At Wormwood, absinthe will be served in slow-drip fountains with a cube of sugar, said Harrag. This is traditionally how it was appreciated in the early 20th century streets of Paris, he said. The cocktail menu will feature absinthe classics like the Sazerac, basically an Old-Fashioned made with Peychaud’s bitters and absinthe, and the A la Louisiane, built on rye, sweet vermouth, Benedictine, Peychaud’s bitters and absinthe. The bar will also include a selection of non-absinthe choices, including other liquors.
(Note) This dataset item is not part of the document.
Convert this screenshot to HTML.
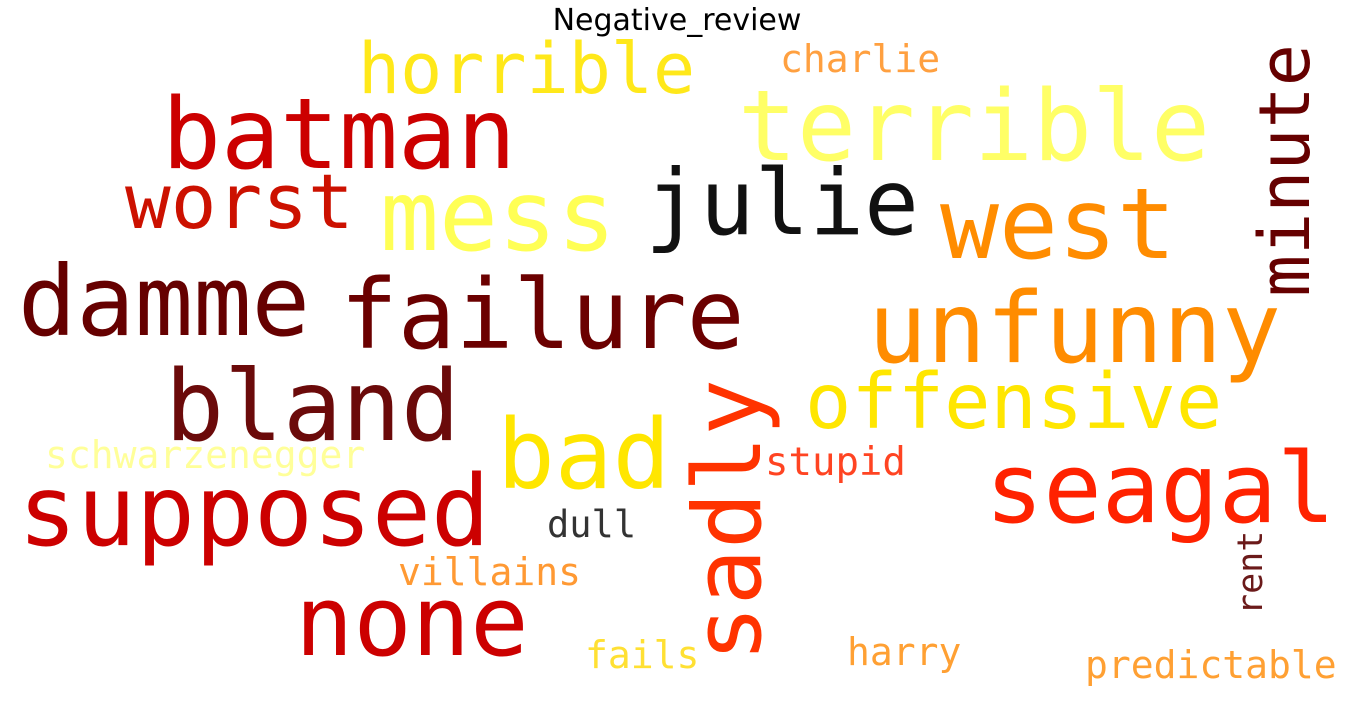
<!DOCTYPE html>
<html><head><meta charset="utf-8"><style>
html,body{margin:0;padding:0;background:#fff;}
svg{display:block;}
text{font-family:"DejaVu Sans Mono","Liberation Mono",monospace;}
</style></head><body>
<svg width="1353" height="713" viewBox="0 0 1353 713">
<text x="677" y="30" text-anchor="middle" font-size="30" style="font-family:'DejaVu Sans','Liberation Sans',sans-serif" fill="#000">Negative_review</text>
<g id="words"></g>
</svg>
<script>
const words = ["horrible","charlie","terrible","batman","worst","mess","julie","west","damme","failure","unfunny","bland","offensive","bad","schwarzenegger","stupid","seagal","supposed","dull","villains","none","fails","harry","predictable","minute","sadly","rent"];
const sizes = [70,38,98,98,76,98,91,98,97,96,98,98,77,96,38,39,97,98,37,38,97,38,38,38,70,94,35];
const colors = ["#FFE81A","#FFA040","#FFFF66","#CC0000","#CC1100","#FFFF55","#111111","#FF8C00","#660000","#6B0000","#FF8C00","#6B0A0A","#FFE600","#FFE600","#FFFF99","#FF4422","#FF2200","#CC0000","#333333","#FF9933","#CC0000","#FFE033","#FFA033","#FFA033","#660000","#FF3300","#6B1A1A"];
const xs = [358,780,738,162,125,380,645,940,18,340,868,165,805,497,45,765,985,18,547,398,295,585,847,1085,1309,760,1262];
const ys = [93,72,160,168,228,250,234,258,335,348,362,440,428,488,468,475,522,545,537,585,655,668,665,678,297,662,615];
const vertical = [0,0,0,0,0,0,0,0,0,0,0,0,0,0,0,0,0,0,0,0,0,0,0,0,1,1,1];
const g = document.getElementById('words');
const NS = 'http://www.w3.org/2000/svg';
words.forEach((w,i)=>{
  const t = document.createElementNS(NS,'text');
  t.textContent = w;
  t.setAttribute('font-size', sizes[i]);
  t.setAttribute('fill', colors[i]);
  if (vertical[i]) {
    t.setAttribute('transform','translate('+xs[i]+','+ys[i]+') rotate(-90)');
  } else {
    t.setAttribute('x', xs[i]);
    t.setAttribute('y', ys[i]);
  }
  
  
  g.appendChild(t);
});
</script>
</body></html>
French-influenced fare will take the form of small plates and shareable entrees, ranging from roasted bone marrow wagyu tartare to steak de boucher with a cherry-mezcal bordelaise, creamed pearl onions and pommes paillasson. Caviar with a sea urchin flan and an eggplant sour cream will be a highlight of the menu.
Drink of Choice
Across the nation, establishments like Wormwood, which focus on absinthe, are hard to come by, according to the company.
The anise-flavored spirit that originated in Europe was the drink of choice for the likes of Vincent van Gogh and Ernest Hemingway, but it was banned in the United States in 1912. Nearly 100 years passed before the “green spirit” was removed from the ban list, said a Wormwood spokesperson. Traditionally, the spirit is green from the inclusion of green anise, which is where the nickname “la fee verte” or “The Green Fairy” comes from.
Staying true to old Paris, Wormwood will feature a secret garden-style outdoor courtyard. Tucked at the back of the area is Le Jardin Secret, a semi-private outdoor garden designed for special events.